全員が心に傷を負っている彼ら。しかし一緒に暮らすうちに、ぎくしゃくとしながらも少しずつ心を通わせていきます。
そんななか、警察当局の狙いと陰謀が明らかに。3人と1匹の運命は?
- 著者
- 沢木 冬吾
- 出版日
- 2014-07-25
2012年に発表された沢木冬吾のハードボイルド作品です。主人公の奥野はもともと、警察犬などの調教をするハンドラーでした。妻を殺人事件で亡くし、未解決のまま退職をしています。マクナイトを見た時に、自分の過去を思い出し、引き取ることを決意するのです。
本書のテーマは、信頼と再生でしょう。人間と人間、人間と犬が心を通わせ、過去を乗り越え、やがて本当の家族のようになっていきます。
見どころはやっぱり、マクナイトの活躍。人がたくさん亡くなり、敵と味方が入り乱れるミステリー展開ですが、不思議と優しい気持ちにさせてくれる作品です。
犬と人間の関わりを密に描いた短編集です。
犬は人間よりずっと寿命が短く、人間より先に天国に旅立ってしまいます。

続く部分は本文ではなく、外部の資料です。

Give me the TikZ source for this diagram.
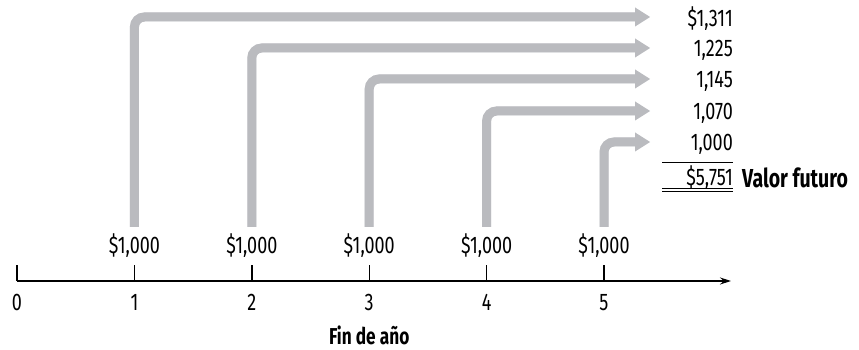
\documentclass[tikz,border=0pt]{standalone}
\usepackage{fontspec}
\setmainfont{Fira Sans}[FakeStretch=0.75]
\usepackage{xcolor}
\usetikzlibrary{arrows.meta,positioning}
\definecolor{flowgray}{RGB}{186,187,191}
\definecolor{shadowgray}{RGB}{229,229,231}

\begin{document}
\begin{tikzpicture}[
    x=1pt, y=1pt,
    font=\fontsize{24}{26}\selectfont,
    flow/.style={line width=9pt, draw=flowgray, rounded corners=10pt, -{Triangle[length=15pt, width=19pt, line width=0pt]}},
    flowshadow/.style={flow, draw=shadowgray, shift={(2.5,-2.5)}},
    axis/.style={line width=1.2pt, -{Stealth[length=11pt, width=7pt]}},
    yeartick/.style={line width=1.4pt},
    value/.style={anchor=east, inner sep=0pt},
    caption/.style={font=\fontsize{26}{28}\selectfont\bfseries},
    sumline/.style={line width=0.9pt},
]
    \useasboundingbox (0,0) rectangle (859,350);

    % Timeline
    \coordinate (t0) at (17,69);
    \coordinate (t1) at (134.4,69);
    \coordinate (t2) at (251.8,69);
    \coordinate (t3) at (369.2,69);
    \coordinate (t4) at (486.6,69);
    \coordinate (t5) at (604,69);
    \coordinate (axisend) at (731,69);
    \draw[axis] (t0) -- (axisend);
    \draw[yeartick] (t0) -- ++(0,16);
    \draw[yeartick] (t1) -- ++(0,16);
    \draw[yeartick] (t2) -- ++(0,16);
    \draw[yeartick] (t3) -- ++(0,16);
    \draw[yeartick] (t4) -- ++(0,16);
    \draw[yeartick] (t5) -- ++(0,16);

    % Year labels
    \node[below=10pt of t0] (n0) {0};
    \node[below=10pt of t1] (n1) {1};
    \node[below=10pt of t2] (n2) {2};
    \node[below=10pt of t3] (n3) {3};
    \node[below=10pt of t4] (n4) {4};
    \node[below=10pt of t5] (n5) {5};
    \node[caption, font=\fontsize{23}{25}\selectfont\bfseries] (fin) at (369.2,15) {Fin de año};

    % Payments
    \node (a1) at (134.4,104) {\$1,000};
    \node (a2) at (251.8,104) {\$1,000};
    \node (a3) at (369.2,104) {\$1,000};
    \node (a4) at (486.6,104) {\$1,000};
    \node (a5) at (604,104) {\$1,000};

    % Compounding arrows
    \coordinate (s1) at (134.4,123);
    \coordinate (s2) at (251.8,123);
    \coordinate (s3) at (369.2,123);
    \coordinate (s4) at (486.6,123);
    \coordinate (s5) at (604,123);
    \coordinate (e1) at (650,333);
    \coordinate (e2) at (650,302);
    \coordinate (e3) at (650,271);
    \coordinate (e4) at (650,239);
    \coordinate (e5) at (650,208);
    \draw[flowshadow] (s1) |- (e1);
    \draw[flowshadow] (s2) |- (e2);
    \draw[flowshadow] (s3) |- (e3);
    \draw[flowshadow] (s4) |- (e4);
    \draw[flowshadow] (s5) |- (e5);
    \draw[flow] (s1) |- (e1);
    \draw[flow] (s2) |- (e2);
    \draw[flow] (s3) |- (e3);
    \draw[flow] (s4) |- (e4);
    \draw[flow] (s5) |- (e5);

    % Future values
    \node[value] (v1) at (733,331) {\$1,311};
    \node[value] (v2) at (733,300) {1,225};
    \node[value] (v3) at (733,269) {1,145};
    \node[value] (v4) at (733,237) {1,070};
    \node[value] (v5) at (733,206) {1,000};
    \draw[sumline] (662,188) -- (733,188);
    \node[value] (total) at (733,172) {\$5,751};
    \node[caption, anchor=west, inner sep=0pt] (fv) at (742,172) {Valor futuro};
    \draw[sumline] (662,162) -- (733,162);
    \draw[sumline] (662,158.5) -- (733,158.5);

\end{tikzpicture}
\end{document}
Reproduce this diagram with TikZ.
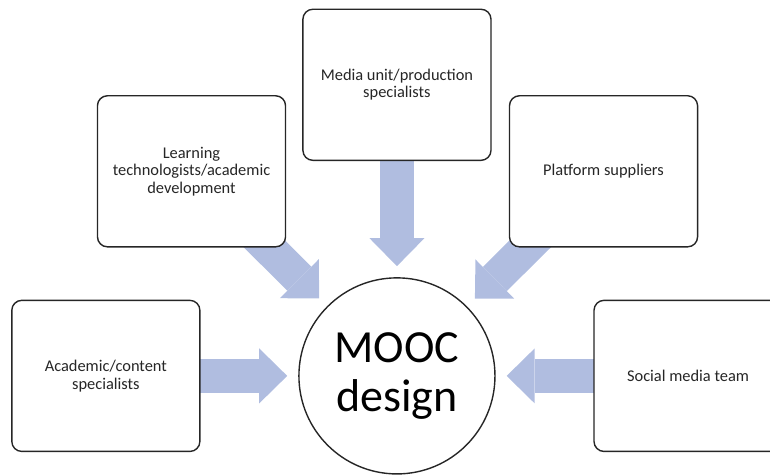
\documentclass[tikz,border=0pt]{standalone}
\usepackage{fontspec}
\setmainfont{Carlito}
\usetikzlibrary{arrows.meta, positioning, backgrounds}
\definecolor{flowblue}{HTML}{B0BDE0}
\definecolor{inkgrey}{HTML}{262626}

\tikzset{
  group/.style={draw=inkgrey, line width=1.4pt, fill=white, rounded corners=10pt,
    minimum width=6.61cm, minimum height=5.31cm, align=center, text=inkgrey,
    font=\fontsize{16.4}{17.5}\selectfont},
  flow/.style={draw=flowblue, line width=34pt, shorten >=11pt,
    -{Triangle[length=28pt, width=55pt, line width=0pt]}}
}

\begin{document}
\begin{tikzpicture}
  \useasboundingbox (-13.95,-3.48) rectangle (13.11,13.21);
  % centre
  \node[draw=inkgrey, line width=1.4pt, circle, minimum size=6.89cm, inner sep=0pt,
        align=center, font=\fontsize{46}{49}\selectfont] (mooc) at (0,0)
    {MOOC\\design};
  % contributing groups
  \node[group] (media) at (0,10.23) {Media unit/production\\specialists};
  \node[group] (learning) at (-7.22,7.19)
    {Learning\\technologists/academic\\development};
  \node[group] (platform) at (7.26,7.19) {Platform suppliers};
  \node[group] (academic) at (-10.23,0) {Academic/content\\specialists};
  \node[group] (social) at (10.23,0) {Social media team};
  % block arrows, tucked under the boxes
  \begin{scope}[on background layer]
    \draw[flow] (media.center) -- (mooc);
    \draw[flow] (learning.center) -- (mooc);
    \draw[flow] (platform.center) -- (mooc);
    \draw[flow] (academic.center) -- (mooc);
    \draw[flow] (social.center) -- (mooc);
  \end{scope}
\end{tikzpicture}
\end{document}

それでも私たちは犬を愛し、犬と暮らす選択をするのです。
別れがあると知りながら、どうして犬を飼うのでしょうか。本書を読むと、きっとその理由がわかるでしょう。
- 著者
- 馳 星周
- 出版日
- 2015-09-18
2013年に発表された馳星周の作品です。馳はヤクザや犯罪などをハードに描いたノワール小説で有名な作家ですが、本書はこれまでの世界観と一線を画す、あたたかくて優しい物語になっています。
どの話からも、彼が犬へ注いでいる愛情の大きさが感じられるでしょう。別れの悲しみはありますが、それ以上に一緒に生きられることの喜びがあるから、私たちは犬を飼うのです。
犬だけでなく、生き物をペットとして買うことについても考えをめぐらせることができる一冊。飼育マニュアルからはわからない、飼い主にとって大切なことが書かれています。
本書の主人公は、白いプードルの「スピンク」。どうやら人の前世がわかるようで、現在彼を飼っている主人は前世が犬で、現世でようやく人間になれたといいます。
スピンクは主人のことを「ポチ」と呼んで観察し、日記につけていくのです。
- 著者
- 町田 康
- 出版日
- 2014-04-15
2011年に発表された町田康の作品です。スピンクは町田の飼い犬の名前で、2017年に亡くなってしまったそうですが、長い時間を一緒に過ごし、よく観察していることがわかるでしょう。反対にスピンクから見ると、人間の行動には変なところがたくさん。独特の感性と思考回路で、彼から見た世界を描写していきます。
酔っ払って歌を歌ったり、虫退治をしたり、時に文学の鬼となったり……何気ない日常のなかから、犬と一緒に暮らすことの楽しさを想像させてくれる一冊です。